In the project’s framework, IWES, the Fraunhofer institute in Kassel focused on energy system technology, and is currently progressing to application level the “marine egg” created by two physics professors at Goethe University Frankfurt and Saarland University in Saarbrücken.

A model built to the scale of 1:10 with a diameter of roughly three meters was transported to the ferry terminal in Constance on 8 November 2016 and lowered on 9 November 2016 to a depth of 100 m, about 200 m from the shore in Überlingen. It will be tested for four weeks.

Pumped storage power plants installed on the seabed can use the high water pressure in very deep water to store electrical energy with the aid of hollow spheres.

Horst Schmidt-Böcking, Emeritus Professor, Goethe University Frankfurt

Water is pumped out of the sphere using an electric pump to store energy. To produce power, water flows via a turbine into the empty sphere and generates electrical energy by means of a generator.

Along with his colleague Dr. Gerhard Luther from Saarland University, Professor Schmidt-Böcking filed a patent for their theory for offshore energy storage, just a couple of days prior to the Fukushima disaster in 2011.

The two inventors remember: “The rapid practical realization of our idea is actually thanks to a newspaper article in the FAZ. Georg Küffner, the technology editor, presented our idea for energy storage to the general public - as chance would have it on the 1st of April 2011. Lots of readers doubtlessly thought at first that it was an April Fool hoax, but experts at Hochtief Solutions AG in Frankfurt immediately recognized the idea’s hidden possibilities. Within a couple of weeks we were able to set up a consortium for an initial feasibility study with Hochtief’s specialists for concrete structures and the experts in marine power and energy storage at IWES in Kassel, the Fraunhofer Institute for Wind Energy and Energy System Technology”, recall Schmidt-Böcking and Luther.

The Federal Ministry for Economic Affairs and Energy subsequently funded the StEnSea project once the concept’s viability had been proven.
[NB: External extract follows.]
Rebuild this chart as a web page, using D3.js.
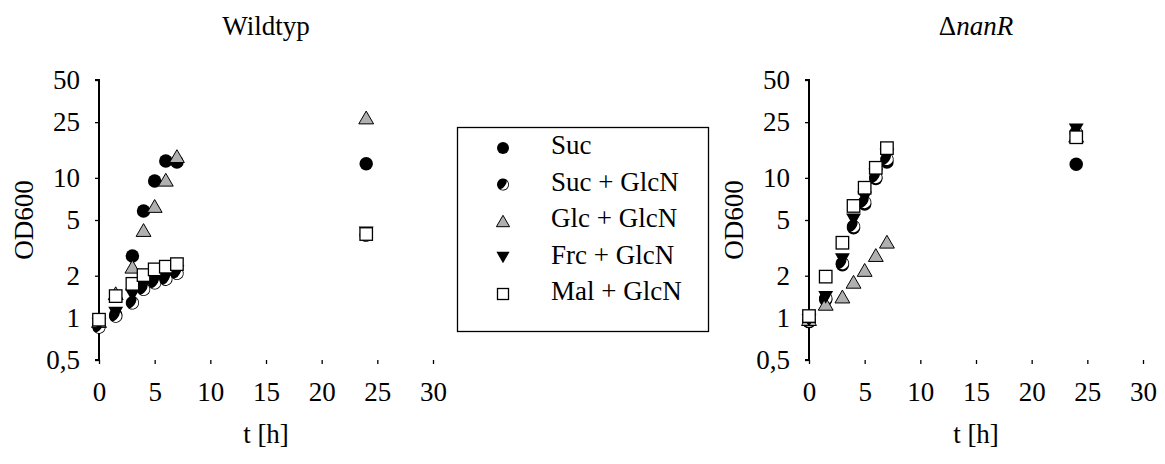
<!DOCTYPE html>
<html><head><meta charset="utf-8">
<script src="https://cdn.jsdelivr.net/npm/d3@7"></script>
<style>
body{margin:0;background:#fff;}
text{font-family:"Liberation Serif","DejaVu Serif",serif;fill:#000;}
</style></head>
<body><svg id="c" width="1165" height="464"></svg>
<script>
// ---- data ----
const times = [0, 1.5, 3, 4, 5, 6, 7, 24];
const seriesNames = ["Suc", "Suc + GlcN", "Glc + GlcN", "Frc + GlcN", "Mal + GlcN"];
// Wildtyp
const wtSuc     = [0.89, 1.05, 2.77, 5.8, 9.5, 13.2, 13.0, 12.6];
const wtSucGlcN = [0.86, 1.03, 1.28, 1.6, 1.78, 1.89, 2.08, 3.9];
const wtGlcGlcN = [0.95, 1.5, 2.32, 4.24, 6.3, 9.7, 14.3, 27];
const wtFrcGlcN = [0.9, 1.08, 1.45, 1.7, 1.85, 1.95, 2.15, 4.05];
const wtMalGlcN = [0.97, 1.43, 1.75, 2.02, 2.22, 2.32, 2.42, 3.97];
// delta nanR
const kmSuc     = [0.94, 1.35, 2.4, 4.4, 6.5, 9.9, 13.0, 12.5];
const kmSucGlcN = [0.95, 1.38, 2.45, 4.5, 6.7, 10.1, 13.6, 21];
const kmGlcGlcN = [0.98, 1.26, 1.42, 1.81, 2.2, 2.81, 3.5, 20];
const kmFrcGlcN = [0.96, 1.4, 2.6, 5.0, 7.2, 10.5, 14.5, 22];
const kmMalGlcN = [1.03, 1.97, 3.44, 6.3, 8.5, 11.8, 16.3, 19.5];
const xTicks = [0, 5, 10, 15, 20, 25, 30];
const yTicks = [0.5, 1, 2, 5, 10, 25, 50];

const svg = d3.select("#c");
const FS = 27;

function marker(g, type, x, y, s) {
  const r = s / 2;
  if (type === 0) {
    g.append("circle").attr("cx", x).attr("cy", y).attr("r", r).attr("fill", "#000");
  } else if (type === 1) {
    const gg = g.append("g").attr("transform", `translate(${x},${y}) rotate(35)`);
    gg.append("circle").attr("r", r).attr("fill", "#000");
    gg.append("path").attr("d", `M0,${-r + 0.8} A${r - 0.8},${r - 0.8} 0 0 1 0,${r - 0.8} A${(r - 0.8) * 0.45},${r - 0.8} 0 0 0 0,${-r + 0.8}Z`).attr("fill", "#fff");
  } else if (type === 2) {
    const h = s * 0.95, w = s * 1.1;
    g.append("path").attr("d", `M${x},${y - h / 2} L${x + w / 2},${y + h / 2} L${x - w / 2},${y + h / 2}Z`)
      .attr("fill", "#b0b0b0").attr("stroke", "#000").attr("stroke-width", 1);
  } else if (type === 3) {
    const h = s * 0.95, w = s * 1.1;
    g.append("path").attr("d", `M${x - w / 2},${y - h / 2} L${x + w / 2},${y - h / 2} L${x},${y + h / 2}Z`).attr("fill", "#000");
  } else {
    g.append("rect").attr("x", x - r + 0.5).attr("y", y - r + 0.5).attr("width", s - 1).attr("height", s - 1)
      .attr("fill", "#fff").attr("stroke", "#000").attr("stroke-width", 1.3);
  }
}

function panel(x0, title, italicPart, data) {
  const x = d3.scaleLinear().domain([0, 30]).range([x0, x0 + 334]);
  const y = d3.scaleLog().domain([0.5, 50]).range([360, 80]);
  const g = svg.append("g");
  // axes
  const ya = g.append("g").attr("transform", `translate(${x0},0)`)
    .call(d3.axisLeft(y).tickValues(yTicks).tickSize(4).tickPadding(15)
      .tickFormat(d => String(d).replace(".", ",")));
  const xa = g.append("g").attr("transform", `translate(0,360)`)
    .call(d3.axisBottom(x).tickValues(xTicks).tickSize(4).tickPadding(18));
  [ya, xa].forEach(a => {
    a.select(".domain").attr("stroke", "#000").attr("stroke-width", 2);
    a.selectAll(".tick line").attr("stroke", "#000").attr("stroke-width", 1.3);
    a.selectAll("text").attr("font-size", FS).attr("font-family", '"Liberation Serif",serif').attr("fill", "#000");
  });
  ya.select(".domain").attr("d", `M-4,80H0V360H-4`);
  xa.select(".domain").attr("d", `M${x0},364V360H${x0 + 334}V364`);
  // titles
  g.append("text").attr("x", x0 + 167).attr("y", 437).attr("text-anchor", "middle")
    .attr("dominant-baseline", "middle").attr("font-size", FS).text("t [h]");
  g.append("text").attr("transform", `translate(${x0 - 72},220) rotate(-90)`).attr("text-anchor", "middle")
    .attr("dominant-baseline", "middle").attr("font-size", FS).text("OD600");
  const t = g.append("text").attr("x", x0 + 167).attr("y", 29).attr("text-anchor", "middle")
    .attr("dominant-baseline", "middle").attr("font-size", FS);
  t.append("tspan").text(title);
  if (italicPart) t.append("tspan").attr("font-style", "italic").text(italicPart);
  // points
  const pg = g.append("g");
  data.forEach((vals, si) => {
    vals.forEach((v, i) => marker(pg, si, x(times[i]), y(v), 13.5));
  });
}

panel(99, "Wildtyp", "", [wtSuc, wtSucGlcN, wtGlcGlcN, wtFrcGlcN, wtMalGlcN]);
panel(809, "\u0394", "nanR", [kmSuc, kmSucGlcN, kmGlcGlcN, kmFrcGlcN, kmMalGlcN]);

// legend
const lg = svg.append("g");
lg.append("rect").attr("x", 457.5).attr("y", 127.5).attr("width", 251).attr("height", 204)
  .attr("fill", "#fff").attr("stroke", "#000").attr("stroke-width", 1.3);
seriesNames.forEach((n, i) => {
  const yy = 148 + i * 36.5;
  marker(lg, i, 503, yy, 12);
  lg.append("text").attr("x", 551).attr("y", yy).attr("dominant-baseline", "middle")
    .attr("font-size", FS).text(n);
});
</script></body></html>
Now the novel pumped storage system could be further developed and analyzed on a model scale. Currently, it is starting the test phase. Project Manager Matthias Puchta from Fraunhofer IWES recapitulates the project’s successes to date.

On the basis of our preliminary study, we carried out a detailed systems analysis with a design, construction and logistics concept for the pressure tank, developed a turbine-pump unit, examined how to connect the sphere to the electricity grid, calculated profitability and drew up a roadmap for the system’s technical implementation. The four-week model trials on the scale of 1:10 are starting now in Lake Constance. We will run various tests to check all the details concerning design, installation, configuration of the drivetrain and the electrical system, operation and control, condition monitoring as well as dynamic modeling and simulation of the system as a whole.

Matthias Puchta, Project Manager

IWES Head of Division Jochen Bard, who has been involved in marine power research for several years at both international and national level, explains: “With the results from the model trials, we want first of all to look more closely at suitable sites for a demonstration project in Europe. We are aiming at a sphere diameter of 30 meters for the demonstration-scale system. At the moment that’s the most practical size in terms of engineering. What’s already certain is that the system can only be used economically in the sea at depths of about 600-800 meters upwards. Storage capacity with the same volume increases linearly with the depth of the water and at 700 meters is about 20 megawatt hours (MWh) for a 30 m sphere.”

He adds: “There is great potential for the use of marine pumped storage systems in coastal areas, in particular near the coast in highly populated regions too, for example in Norway (Norwegian Trench). But Spain, the USA and Japan also have great potential. With a storage capacity of 20 MWh per sphere and standard technology available today, we can envisage a total electricity storage capacity of 893.000 MWh worldwide. This would make an important and inexpensive contribution to compensating fluctuations in electricity generation from wind and solar power.”